Can Your Brand Package Communicate in Under 2 Seconds? It Needs To…

In July of 2018, Nielsen reported that at the point-of-purchase, brands have less than 2 seconds to influence purchase decisions. This can be a daunting reality for many marketers when determining the ideal messaging strategy for their brand packaging. Oversaturate your package and risk being overlooked by time starved consumers. Conversely, a lack of messaging can leave consumers under informed and unengaged.
The following are communication methods to help your brand pop off shelf, clearly communicate and drive purchase.
Keep it Simple
Too much information is difficult to process. Ensure all messaging being used on-pack is essential and aligns with the objectives and established positioning for the product. Remember that a package has a finite amount of real estate to communicate. If you try to say too much, you might not be saying anything effectively.
Establish a Hierarchy
Not all messaging is created equal. Elevate the most important communication points and allow support messaging to be secondary. Remember, by emphasizing one communication point you are inherently making others more recessive.
Say it Once
Product benefits help differentiate against competitors. However, duplicating messaging on the PDP is a surefire way to create chaos on-pack. Deliver key benefits once in a meaningful, impactful way. Saying the same point several times less effectively just adds clutter.
Make a List
Group messaging to give consumers an organized, easy to understand system. If the consumer has to work too hard to understand a product, they could move on to a competitor.
Use an Icon
Icons act as a visual bullseye to draw-in consumers and quickly telegraph product information. Don’t overcomplicate icons to tell a story, utilize support copy to do the heavy lifting.
Communicate Visually
Leverage graphics to express the brand story without muddling the package. Color, shape and design are all strong, emotional influencers that can say more about your brand in seconds than a paragraphs of words.
Spread it Out
Utilize the entire labeling area or package.

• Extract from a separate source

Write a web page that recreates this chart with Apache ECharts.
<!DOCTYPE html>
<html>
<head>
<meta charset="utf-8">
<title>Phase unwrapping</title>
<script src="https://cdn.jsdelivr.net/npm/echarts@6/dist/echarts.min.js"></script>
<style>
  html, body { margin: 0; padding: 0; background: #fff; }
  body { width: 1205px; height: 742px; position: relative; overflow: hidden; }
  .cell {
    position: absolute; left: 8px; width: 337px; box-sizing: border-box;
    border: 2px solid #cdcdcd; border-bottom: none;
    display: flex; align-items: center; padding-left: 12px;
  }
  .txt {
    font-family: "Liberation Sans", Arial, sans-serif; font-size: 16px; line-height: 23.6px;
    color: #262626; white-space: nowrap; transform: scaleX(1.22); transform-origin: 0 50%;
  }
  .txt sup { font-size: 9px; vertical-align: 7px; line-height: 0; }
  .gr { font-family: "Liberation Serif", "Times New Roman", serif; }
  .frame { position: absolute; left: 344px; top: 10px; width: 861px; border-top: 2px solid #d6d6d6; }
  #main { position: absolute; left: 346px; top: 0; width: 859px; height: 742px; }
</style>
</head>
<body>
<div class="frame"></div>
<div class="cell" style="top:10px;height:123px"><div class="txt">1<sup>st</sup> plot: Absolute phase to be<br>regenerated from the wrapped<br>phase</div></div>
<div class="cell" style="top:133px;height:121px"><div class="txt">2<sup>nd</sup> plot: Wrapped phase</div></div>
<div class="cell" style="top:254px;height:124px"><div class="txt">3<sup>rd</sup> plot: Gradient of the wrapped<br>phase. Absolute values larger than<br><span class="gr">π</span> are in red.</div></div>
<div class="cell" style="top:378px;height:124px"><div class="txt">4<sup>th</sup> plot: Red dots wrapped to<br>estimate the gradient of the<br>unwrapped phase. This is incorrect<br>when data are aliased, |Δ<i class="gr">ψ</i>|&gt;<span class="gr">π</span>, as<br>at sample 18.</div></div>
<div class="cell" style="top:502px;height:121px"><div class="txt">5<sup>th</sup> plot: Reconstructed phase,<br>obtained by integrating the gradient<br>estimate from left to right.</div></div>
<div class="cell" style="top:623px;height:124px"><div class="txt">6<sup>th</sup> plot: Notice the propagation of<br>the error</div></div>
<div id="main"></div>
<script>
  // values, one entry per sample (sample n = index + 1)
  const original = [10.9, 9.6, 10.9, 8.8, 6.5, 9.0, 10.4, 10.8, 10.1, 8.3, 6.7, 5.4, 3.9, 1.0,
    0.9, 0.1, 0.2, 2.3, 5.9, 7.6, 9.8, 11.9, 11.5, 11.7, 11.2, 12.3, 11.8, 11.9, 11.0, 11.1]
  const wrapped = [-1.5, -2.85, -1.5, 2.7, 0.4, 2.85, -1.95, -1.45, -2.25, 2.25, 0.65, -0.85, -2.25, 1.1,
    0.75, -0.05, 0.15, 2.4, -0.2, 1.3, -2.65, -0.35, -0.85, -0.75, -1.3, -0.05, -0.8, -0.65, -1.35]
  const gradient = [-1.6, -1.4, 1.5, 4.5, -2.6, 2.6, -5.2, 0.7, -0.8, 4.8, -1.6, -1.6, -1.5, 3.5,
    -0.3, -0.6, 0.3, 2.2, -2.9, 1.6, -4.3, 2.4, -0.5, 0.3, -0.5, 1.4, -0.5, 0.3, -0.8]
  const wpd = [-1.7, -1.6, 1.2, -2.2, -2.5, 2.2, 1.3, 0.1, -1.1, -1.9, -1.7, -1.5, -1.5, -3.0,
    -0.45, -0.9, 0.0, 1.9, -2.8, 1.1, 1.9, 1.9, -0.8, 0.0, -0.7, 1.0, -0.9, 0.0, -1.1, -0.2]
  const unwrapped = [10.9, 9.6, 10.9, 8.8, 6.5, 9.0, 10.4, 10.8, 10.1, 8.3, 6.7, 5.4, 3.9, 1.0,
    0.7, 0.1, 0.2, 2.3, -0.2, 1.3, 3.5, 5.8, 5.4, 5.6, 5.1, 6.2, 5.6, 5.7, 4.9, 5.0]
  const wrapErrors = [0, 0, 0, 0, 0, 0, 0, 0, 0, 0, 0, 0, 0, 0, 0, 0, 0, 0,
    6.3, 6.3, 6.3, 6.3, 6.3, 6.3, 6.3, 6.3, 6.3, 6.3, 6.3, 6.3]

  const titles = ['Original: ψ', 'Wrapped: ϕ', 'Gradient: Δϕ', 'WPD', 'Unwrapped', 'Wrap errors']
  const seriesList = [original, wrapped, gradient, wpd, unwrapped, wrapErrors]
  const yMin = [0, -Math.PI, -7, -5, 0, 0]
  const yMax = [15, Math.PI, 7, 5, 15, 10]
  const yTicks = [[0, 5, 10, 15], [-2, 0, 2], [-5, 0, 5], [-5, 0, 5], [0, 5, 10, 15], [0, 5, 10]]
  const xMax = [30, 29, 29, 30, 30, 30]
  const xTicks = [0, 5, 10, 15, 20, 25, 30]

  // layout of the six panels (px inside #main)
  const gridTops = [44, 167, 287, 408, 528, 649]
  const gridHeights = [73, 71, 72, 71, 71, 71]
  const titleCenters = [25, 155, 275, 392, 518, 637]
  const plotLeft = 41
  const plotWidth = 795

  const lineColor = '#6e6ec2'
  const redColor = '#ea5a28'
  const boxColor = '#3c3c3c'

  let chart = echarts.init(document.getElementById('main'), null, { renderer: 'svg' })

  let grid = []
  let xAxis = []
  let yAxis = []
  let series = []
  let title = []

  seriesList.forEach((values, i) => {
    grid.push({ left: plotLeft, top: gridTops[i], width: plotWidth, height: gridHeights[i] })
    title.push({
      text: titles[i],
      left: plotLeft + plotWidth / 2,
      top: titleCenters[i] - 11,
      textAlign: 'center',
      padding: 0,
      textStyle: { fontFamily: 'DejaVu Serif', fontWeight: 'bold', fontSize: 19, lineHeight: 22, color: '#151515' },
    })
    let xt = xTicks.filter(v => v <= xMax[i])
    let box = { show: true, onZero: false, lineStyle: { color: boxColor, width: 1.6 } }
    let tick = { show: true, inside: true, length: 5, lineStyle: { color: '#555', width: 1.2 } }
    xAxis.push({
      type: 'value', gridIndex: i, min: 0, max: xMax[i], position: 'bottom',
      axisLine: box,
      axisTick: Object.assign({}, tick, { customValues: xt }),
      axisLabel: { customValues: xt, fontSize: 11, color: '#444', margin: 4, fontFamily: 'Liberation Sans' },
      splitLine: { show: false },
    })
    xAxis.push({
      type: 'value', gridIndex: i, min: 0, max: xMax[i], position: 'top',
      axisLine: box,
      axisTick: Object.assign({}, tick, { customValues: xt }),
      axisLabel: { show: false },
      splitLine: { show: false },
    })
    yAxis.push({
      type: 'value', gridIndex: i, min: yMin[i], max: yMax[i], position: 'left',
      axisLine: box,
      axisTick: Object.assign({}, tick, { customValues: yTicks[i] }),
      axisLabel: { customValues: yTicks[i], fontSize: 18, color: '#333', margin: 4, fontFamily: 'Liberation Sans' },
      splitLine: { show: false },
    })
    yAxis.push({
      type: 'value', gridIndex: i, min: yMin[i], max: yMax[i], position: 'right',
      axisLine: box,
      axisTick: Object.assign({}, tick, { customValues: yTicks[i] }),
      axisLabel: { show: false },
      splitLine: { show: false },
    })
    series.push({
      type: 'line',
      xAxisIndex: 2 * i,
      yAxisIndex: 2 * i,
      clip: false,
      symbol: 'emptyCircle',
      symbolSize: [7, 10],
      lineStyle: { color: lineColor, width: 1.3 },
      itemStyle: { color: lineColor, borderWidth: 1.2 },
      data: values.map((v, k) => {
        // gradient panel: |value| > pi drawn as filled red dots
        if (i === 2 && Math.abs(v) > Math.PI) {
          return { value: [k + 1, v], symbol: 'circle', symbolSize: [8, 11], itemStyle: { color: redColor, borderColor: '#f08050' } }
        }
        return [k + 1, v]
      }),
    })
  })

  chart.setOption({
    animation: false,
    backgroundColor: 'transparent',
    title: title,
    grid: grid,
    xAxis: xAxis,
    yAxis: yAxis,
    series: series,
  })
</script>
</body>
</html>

Where the front panel should keep your brand message short and concise, back and side panels can be utilized to further support and add context to your primary point of difference. This will keep your package clean and engaging. Let your entire package sell, not just the PDP.
Before embarking on your packaging journey, remember that effective communication begins with knowing your consumer, the retail environment, the competition, your USP and the category norms. For brand success, every product must have a unique point of view and be able to articulate that view on its packaging (as with all it’s consumer touch points). Although there is no one size fits all solution, using effective communication methods make this point of view easy to understand at a glance and can help guide the creation of a powerful package that inspires purchase.